The defendant Bysiewicz’ memorandum followed the release of our decision on February 9, 1988, in Burton v. Planning Commission, 13 Conn. App. 400, 536 A.2d 995, cert. denied, 208 Conn. 802, 545 A.2d 1100 (1988), aff’d, 209 Conn. 609, 553 A.2d 161 (1989), where we held that the timely filing of a memorandum of law in opposition to a motion to dismiss pursuant to Practice Book § 143 is mandatory.
Public Acts 1988, No. 88-79, § 3 (b) provides: “If any appeal of a decision of a zoning commission, planning commission, planning and zoning commission or zoning board of appeals taken on or after October 1, 1985 and prior to December 1, 1987, has failed to be tried on its merits because the appeal has been dismissed by the superior court for want of jurisdiction due to the failure of the party taking such appeal to name the clerk of the municipality as a party to the appeal in the appeal citation, the party taking such appeal may, within ninety days after the effective date of this act, petition the court to reopen such appeal.

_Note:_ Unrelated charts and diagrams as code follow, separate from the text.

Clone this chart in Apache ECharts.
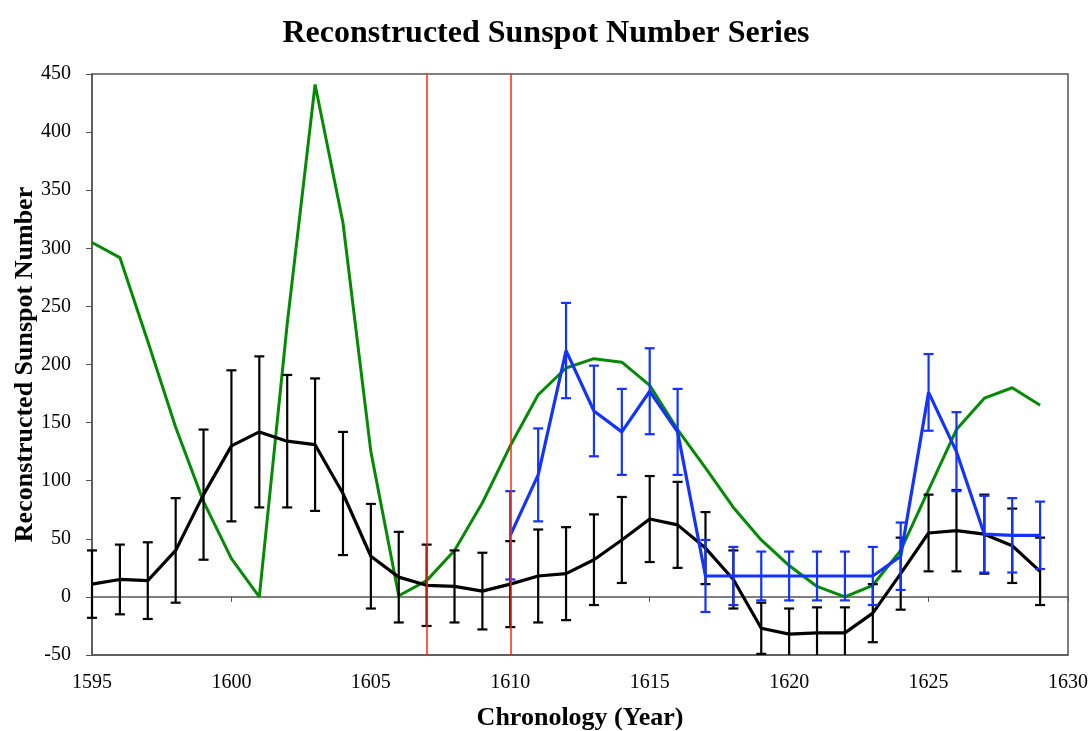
<!DOCTYPE html>
<html>
<head>
<meta charset="utf-8">
<script src="https://cdn.jsdelivr.net/npm/echarts@6/dist/echarts.min.js"></script>
<style>
  html, body { margin: 0; padding: 0; background: #fff; }
  #chart { width: 1092px; height: 731px; }
</style>
</head>
<body>
<div id="chart"></div>
<script>
// years for black and green series
const years = [1595, 1596, 1597, 1598, 1599, 1600, 1601, 1602, 1603, 1604,
  1605, 1606, 1607, 1608, 1609, 1610, 1611, 1612, 1613, 1614,
  1615, 1616, 1617, 1618, 1619, 1620, 1621, 1622, 1623, 1624,
  1625, 1626, 1627, 1628, 1629];
const blackVals = [11, 15, 14, 40, 88, 130, 142, 134, 131, 89,
  35, 17, 10, 9, 5, 11, 18, 20, 32, 49,
  67, 62, 42, 15, -27, -32, -31, -31, -14, 20,
  55, 57, 54, 44, 22];
const blackErr = [29, 30, 33, 45, 56, 65, 65, 57, 57, 53,
  45, 39, 35, 31, 33, 37, 40, 40, 39, 37,
  37, 37, 31, 25, 22, 22, 22, 22, 25, 31,
  33, 35, 34, 32, 29];
const greenVals = [305, 292, 220, 146, 82, 33, 0, 235, 441, 322,
  125, 1, 14, 40, 81, 130, 174, 197, 205, 202,
  182, 144, 111, 77, 49, 27, 9, 0, 10, 40,
  92, 144, 171, 180, 165];
// blue series 1610-1629
const blueYears = [1610, 1611, 1612, 1613, 1614, 1615, 1616, 1617, 1618, 1619,
  1620, 1621, 1622, 1623, 1624, 1625, 1626, 1627, 1628, 1629];
const blueVals = [53, 105, 212, 160, 142, 177, 142, 18, 18, 18,
  18, 18, 18, 18, 35, 176, 125, 54, 53, 53];
const blueErr = [38, 40, 41, 39, 37, 37, 37, 31, 25, 21,
  21, 21, 21, 25, 29, 33, 34, 33, 32, 29];
const redYears = [1607, 1610];

const serif = '"Liberation Serif", "DejaVu Serif", serif';

function pairs(xs, ys) {
  return xs.map((x, i) => [x, ys[i]]);
}
function errData(xs, ys, es) {
  return xs.map((x, i) => [x, ys[i] - es[i], ys[i] + es[i]]);
}
function errorBars(color) {
  return function (params, api) {
    const cs = params.coordSys;
    const yMin = cs.y, yMax = cs.y + cs.height;
    const lo = api.coord([api.value(0), api.value(1)]);
    const hi = api.coord([api.value(0), api.value(2)]);
    const w = 5;
    const style = { stroke: color, lineWidth: 2.2 };
    const loY = Math.min(lo[1], yMax), hiY = Math.max(hi[1], yMin);
    const kids = [
      { type: 'line', shape: { x1: lo[0], y1: loY, x2: hi[0], y2: hiY }, style: style }
    ];
    if (lo[1] <= yMax) {
      kids.push({ type: 'line', shape: { x1: lo[0] - w, y1: lo[1], x2: lo[0] + w, y2: lo[1] }, style: style });
    }
    if (hi[1] >= yMin) {
      kids.push({ type: 'line', shape: { x1: hi[0] - w, y1: hi[1], x2: hi[0] + w, y2: hi[1] }, style: style });
    }
    return { type: 'group', children: kids };
  };
}

const chart = echarts.init(document.getElementById('chart'));
chart.setOption({
  animation: false,
  title: {
    text: 'Reconstructed Sunspot Number Series',
    left: 'center',
    top: 13,
    textStyle: { fontFamily: serif, fontSize: 32, fontWeight: 'bold', color: '#000' }
  },
  grid: {
    left: 92, right: 24, top: 74, bottom: 76,
    outerBoundsMode: 'none',
    containLabel: false,
    show: true, borderColor: '#555', borderWidth: 1.5, backgroundColor: 'transparent'
  },
  xAxis: [
    {
      type: 'value', min: 1595, max: 1630, interval: 5,
      axisLine: { show: true, onZero: false, lineStyle: { color: '#555', width: 1.5 } },
      axisTick: { show: false },
      splitLine: { show: false },
      axisLabel: { fontFamily: serif, fontSize: 20, color: '#000', margin: 18, formatter: v => String(v) },
      name: 'Chronology (Year)',
      nameLocation: 'middle',
      nameGap: 50,
      nameMoveOverlap: false,
      nameTextStyle: { fontFamily: serif, fontSize: 26, fontWeight: 'bold', color: '#000' }
    },
    {
      type: 'value', min: 1595, max: 1630, interval: 5, position: 'top',
      axisLine: { show: true, onZero: true, lineStyle: { color: '#555', width: 1.5 } },
      axisTick: { show: true, inside: true, length: 5, lineStyle: { color: '#555' } },
      axisLabel: { show: false },
      splitLine: { show: false }
    }
  ],
  yAxis: {
    type: 'value', min: -50, max: 450, interval: 50,
    axisLine: { show: true, lineStyle: { color: '#555', width: 1.5 } },
    axisTick: { show: true, length: 6, lineStyle: { color: '#555' } },
    splitLine: { show: false },
    axisLabel: { fontFamily: serif, fontSize: 20, color: '#000', margin: 21 },
    name: 'Reconstructed Sunspot Number',
    nameLocation: 'middle',
    nameGap: 54,
    nameMoveOverlap: false,
    nameTextStyle: { fontFamily: serif, fontSize: 26, fontWeight: 'bold', color: '#000' }
  },
  series: [
    {
      name: 'limits',
      type: 'line',
      data: [],
      markLine: {
        silent: true,
        symbol: 'none',
        label: { show: false },
        lineStyle: { color: '#ff2a0a', width: 1.5, type: 'solid' },
        data: redYears.map(y => ({ xAxis: y }))
      }
    },
    {
      name: 'green',
      type: 'line',
      data: pairs(years, greenVals),
      symbol: 'none',
      lineStyle: { color: '#058a05', width: 3 },
      z: 2
    },
    {
      name: 'black err',
      type: 'custom',
      renderItem: errorBars('#000'),
      data: errData(years, blackVals, blackErr),
      encode: { x: 0, y: [1, 2] },
      clip: false,
      z: 3
    },
    {
      name: 'black',
      type: 'line',
      data: pairs(years, blackVals),
      symbol: 'none',
      lineStyle: { color: '#000', width: 3.2 },
      z: 3
    },
    {
      name: 'blue err',
      type: 'custom',
      renderItem: errorBars('#1433ff'),
      data: errData(blueYears, blueVals, blueErr),
      encode: { x: 0, y: [1, 2] },
      clip: false,
      z: 4
    },
    {
      name: 'blue',
      type: 'line',
      data: pairs(blueYears, blueVals),
      symbol: 'none',
      lineStyle: { color: '#1433ff', width: 3.2 },
      z: 4
    }
  ]
});
</script>
</body>
</html>
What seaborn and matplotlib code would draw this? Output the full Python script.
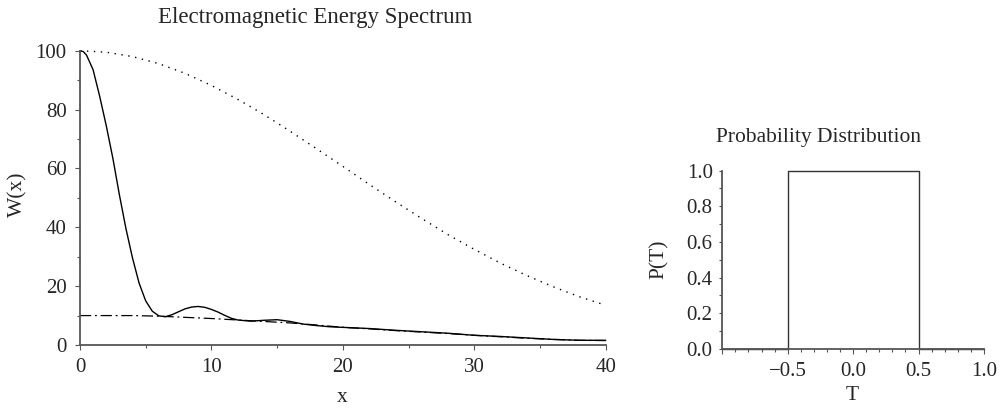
import numpy as np
import pandas as pd
import seaborn as sns
import matplotlib.pyplot as plt
from matplotlib.ticker import MultipleLocator

# left panel: energy spectrum
x_solid = [0, 0.25, 0.5, 1.0, 1.5, 2.0, 2.5, 3.0, 3.5, 4.0, 4.5, 5.0, 5.5, 6.0, 6.5,
           7.0, 7.5, 8.0, 8.5, 9.0, 9.5, 10.0, 10.5, 11.0, 11.5, 12.0, 13.0, 14.0,
           15.0, 16.0, 17.0, 18.0, 19.0, 20.0, 22.0, 24.0, 26.0, 28.0, 30.0, 32.0,
           34.0, 36.0, 38.0, 40.0]
w_solid = [100, 99.7, 98.5, 93.5, 84.5, 74.5, 63.5, 51, 39.5, 29.5, 21, 15, 11.5, 9.9, 9.6,
           10.3, 11.3, 12.3, 12.9, 13.1, 12.8, 12.1, 11.2, 10.1, 9.1, 8.5, 8.1, 8.4,
           8.6, 8.0, 7.1, 6.6, 6.2, 6.0, 5.6, 5.0, 4.5, 4.0, 3.3, 2.9,
           2.4, 1.9, 1.6, 1.6]

x_dashdot = [0, 2, 4, 6, 8, 10, 12, 14, 16, 18, 20, 22, 24, 26, 28, 30, 32, 34, 36, 38, 40]
w_dashdot = [10, 10, 10, 9.8, 9.4, 9.0, 8.5, 8.0, 7.5, 6.8, 6.0, 5.5, 4.9, 4.4, 3.9,
             3.3, 2.8, 2.3, 1.9, 1.6, 1.5]

x_dotted = [0, 2, 4, 6, 8, 10, 12, 14, 16, 18, 20, 22, 24, 26, 28, 30, 32, 34, 36, 38, 40]
w_dotted = [100, 99.5, 98.0, 95.6, 92.3, 88.2, 83.5, 78.3, 72.6, 66.7, 60.7, 54.6, 48.7,
            43.0, 37.5, 32.5, 27.8, 23.6, 19.8, 16.4, 13.5]

# right panel: probability distribution (step)
t_vals = [-1.0, -0.5, 0.5, 1.0]
p_vals = [0.0, 1.0, 0.0, 0.0]

sns.set_style("ticks")
plt.rcParams['font.family'] = ['Liberation Serif', 'DejaVu Serif']

fig = plt.figure(figsize=(10.01, 4.12), dpi=100)
ax1 = fig.add_axes([0.0799, 0.1626, 0.5252, 0.7143])
ax2 = fig.add_axes([0.7216, 0.1536, 0.2614, 0.4321])

axis_col = '#555555'

sns.lineplot(x=x_dotted, y=w_dotted, ax=ax1, color='black', lw=1.0,
             linestyle=(0, (1, 4)), clip_on=False)
sns.lineplot(x=x_dashdot, y=w_dashdot, ax=ax1, color='black', lw=0.9,
             linestyle=(0, (9, 3, 1.5, 3)), clip_on=False)
sns.lineplot(x=x_solid, y=w_solid, ax=ax1, color='black', lw=1.0, clip_on=False)

ax1.set_xlim(0, 40)
ax1.set_ylim(0, 100)
ax1.xaxis.set_major_locator(MultipleLocator(10))
ax1.xaxis.set_minor_locator(MultipleLocator(5))
ax1.yaxis.set_major_locator(MultipleLocator(20))
ax1.yaxis.set_minor_locator(MultipleLocator(10))

sns.lineplot(x=t_vals, y=p_vals, ax=ax2, color='#333333', lw=1.0,
             drawstyle='steps-post', sort=False, estimator=None, clip_on=False)
ax2.set_xlim(-1, 1)
ax2.set_ylim(0, 1)
ax2.set_xticks([-1.0, -0.5, 0.0, 0.5, 1.0])
ax2.set_xticklabels(['', '\u22120.5', '0.0', '0.5', '1.0'])
ax2.xaxis.set_minor_locator(MultipleLocator(0.1))
ax2.yaxis.set_major_locator(MultipleLocator(0.2))
ax2.yaxis.set_minor_locator(MultipleLocator(0.1))
ax2.yaxis.set_major_formatter(plt.FormatStrFormatter('%.1f'))

for ax in (ax1, ax2):
    sns.despine(ax=ax)
    for s in ('left', 'bottom'):
        ax.spines[s].set_color(axis_col)
        ax.spines[s].set_linewidth(1.3)
    ax.tick_params(which='major', length=3.6, width=0.8, color=axis_col,
                   labelsize=15)
    ax.tick_params(which='minor', length=2.4, width=0.8, color=axis_col)
    ax.tick_params(axis='x', which='major', pad=6)
    ax.set_facecolor('white')

ax1.tick_params(axis='y', which='major', pad=6)
ax2.tick_params(axis='y', which='major', length=2.4, pad=4.5)

ax1.set_xlabel('x', fontsize=15.5)
ax1.set_ylabel('W(x)', fontsize=15.5)
ax2.set_xlabel('T', fontsize=15.5)
ax2.set_ylabel('P(T)', fontsize=15.5)
ax1.xaxis.set_label_coords(0.3417, 0.058, transform=fig.transFigure)
ax2.xaxis.set_label_coords(0.851, 0.062, transform=fig.transFigure)
ax1.yaxis.set_label_coords(0.018, 0.529, transform=fig.transFigure)
ax2.yaxis.set_label_coords(0.6583, 0.3714, transform=fig.transFigure)
ax1.yaxis.label.set_verticalalignment('center')
ax2.yaxis.label.set_verticalalignment('center')

fig.text(0.3152, 0.945, 'Electromagnetic Energy Spectrum', ha='center',
         va='baseline', fontsize=16.5)
fig.text(0.8172, 0.656, 'Probability Distribution', ha='center',
         va='baseline', fontsize=15.5)

fig.savefig('out.png', dpi=100, facecolor='white')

Notwithstanding the provisions of section 52-212a of the general statutes, such party shall have the right to have such appeal reopened unless the court finds that (1) there has been a substantial infringement of property rights or (2) the judgment of the superior court has been appealed and a final judgment has been rendered on that appeal.”
The defendant Bysiewicz argues that this court lacks subject matter jurisdiction to entertain the appeal because the trial court, Higgins, J., lacked jurisdiction. This argument is fallacious. Our court has jurisdiction to determine whether a trial court had jurisdiction. See Drake v. Planning & Zoning Commission, 14 Conn. App. 583, 541 A.2d 1251 (1988) (en banc).